KARBON SALINIMI VE YAPAY ZEKA
Dünya ekonomisini bekleyen iki önemli riskin olduğunu belirten Muratoğlu, “1 Ocak 2026’dan itibaren Karbon salınımı devreye girecek. Türkiye her ihracatta ya karbon salınımı vergisi ödeyecek ya da ciddi anlamda pazar kaybedecek. Bir diğer risk; yapay zeka. ABD’de 3 eyalette şoförsüz taksiler dolaşıyor. Yapay zeka Dünyayı öyle değiştirecek ki, birçok meslek bir anda yok olacak. Doktorlar artık teşhis koyup ameliyat yapmayacak. Yapay zeka çok daha kolay teşhisler koyabilecek. Taksi şoförüne gerek kalmayacak. Fabrikalarda insansız üretime geçilecek. Araba şirketleri araba üretemeyecek”.

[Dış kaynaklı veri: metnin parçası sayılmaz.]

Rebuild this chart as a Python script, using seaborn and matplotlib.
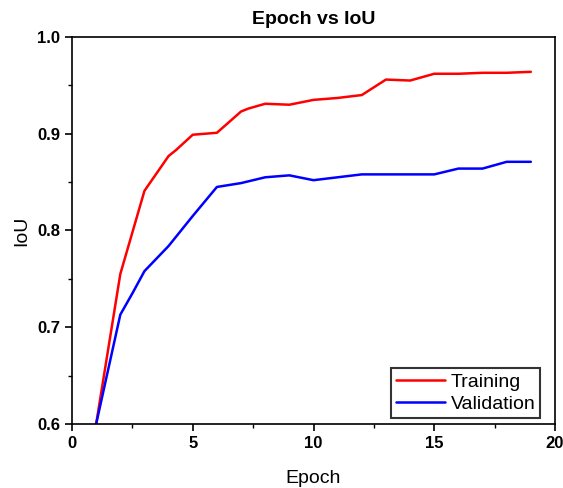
import numpy as np
import pandas as pd
import matplotlib
matplotlib.use("Agg")
import matplotlib.pyplot as plt
import seaborn as sns
from matplotlib.ticker import MultipleLocator

train_epoch = [1, 2, 3, 3.5, 4, 4.3, 5, 6, 7, 7.3, 8, 9, 10, 11, 12, 12.5, 13, 14, 15, 16, 17, 18, 19]
train_iou = [0.600, 0.755, 0.841, 0.859, 0.877, 0.883, 0.899, 0.901, 0.923, 0.926, 0.931, 0.930,
             0.935, 0.937, 0.940, 0.948, 0.956, 0.955, 0.962, 0.962, 0.963, 0.963, 0.964]

val_epoch = [1, 2, 2.5, 3, 3.5, 4, 5, 6, 7, 8, 9, 10, 11, 12, 13, 14, 15, 16, 17, 18, 19]
val_iou = [0.600, 0.713, 0.735, 0.758, 0.771, 0.784, 0.815, 0.845, 0.849, 0.855, 0.857, 0.852,
           0.855, 0.858, 0.858, 0.858, 0.858, 0.864, 0.864, 0.871, 0.871]

df = pd.concat([
    pd.DataFrame({"Epoch": train_epoch, "IoU": train_iou, "Series": "Training"}),
    pd.DataFrame({"Epoch": val_epoch, "IoU": val_iou, "Series": "Validation"}),
])

sns.set_theme(style="ticks")
plt.rcParams['font.family'] = ['Liberation Sans', 'DejaVu Sans']
plt.rcParams['text.color'] = 'black'
plt.rcParams['axes.labelcolor'] = 'black'

fig = plt.figure(figsize=(5.63, 4.88), dpi=100)
ax = fig.add_axes([72/563, 64/488, (555-72)/563, (424-37)/488])

sns.lineplot(data=df, x="Epoch", y="IoU", hue="Series", palette={"Training": "#ff0000", "Validation": "#0000ff"},
             linewidth=1.8, ax=ax, sort=False, estimator=None)

ax.set_xlim(0, 20)
ax.set_ylim(0.6, 1.0)
ax.xaxis.set_major_locator(MultipleLocator(5))
ax.xaxis.set_minor_locator(MultipleLocator(2.5))
ax.yaxis.set_major_locator(MultipleLocator(0.1))
ax.yaxis.set_minor_locator(MultipleLocator(0.05))
ax.yaxis.set_major_formatter(matplotlib.ticker.FormatStrFormatter('%.1f'))
ax.tick_params(which='major', direction='out', length=5, width=1.2, labelsize=12, colors='black')
ax.tick_params(which='minor', direction='out', length=3, width=1.0, colors='black')
for lab in ax.get_xticklabels() + ax.get_yticklabels():
    lab.set_fontweight('bold')
for s in ax.spines.values():
    s.set_linewidth(1.2)
    s.set_color('black')

ax.set_xlabel("Epoch", fontsize=14, labelpad=14, color='black')
ax.set_ylabel("IoU", fontsize=14, labelpad=5, color='black')
ax.set_title("Epoch vs IoU", fontsize=14, fontweight='bold', pad=9, color='black')

leg = ax.legend(loc='lower right', fontsize=14, frameon=True, fancybox=False, edgecolor='black',
                handlelength=2.5, handletextpad=0.3, borderpad=0.25, labelspacing=0.25,
                borderaxespad=0, bbox_to_anchor=(0.969, 0.0155))
leg.get_frame().set_linewidth(1.5)
for t in leg.get_texts():
    t.set_color('black')

fig.savefig("out.png", dpi=100)
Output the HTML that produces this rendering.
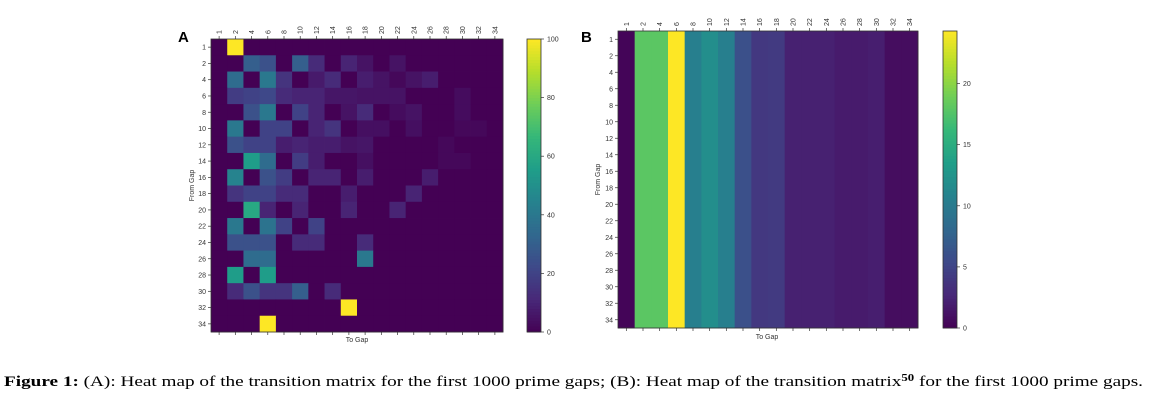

TÜRKİYE İLE AVRUPA ARASINDAKİ ANLAYIŞ FARK
Türkiye ile Avrupa ülkeleri arasındaki farkı, kuru üzüm ihracatı üzerinden açıklayan Murat Muratoğlu, konuşmasını şöyle tamamladı: “Türkiye’nin 3 katı üzüm üreten Fransa ile 2 katı üzün üreten İtalya, Türkiye’den üzüm alıyor. Türkiye üzümden pekmez ve pestil yapıyor. 3 dolara üzüm sattığı İtalya ve Fransa, bu üzümlerden şarap yapıp 120 dolara satıyor. İtalya ve Fransa bu nedenle Türkiye’den daha zengin. Bir Türk vatandaşı bu ülkelere gittiği zaman Türkiye’den daha ucuza yemek yiyebiliyor”.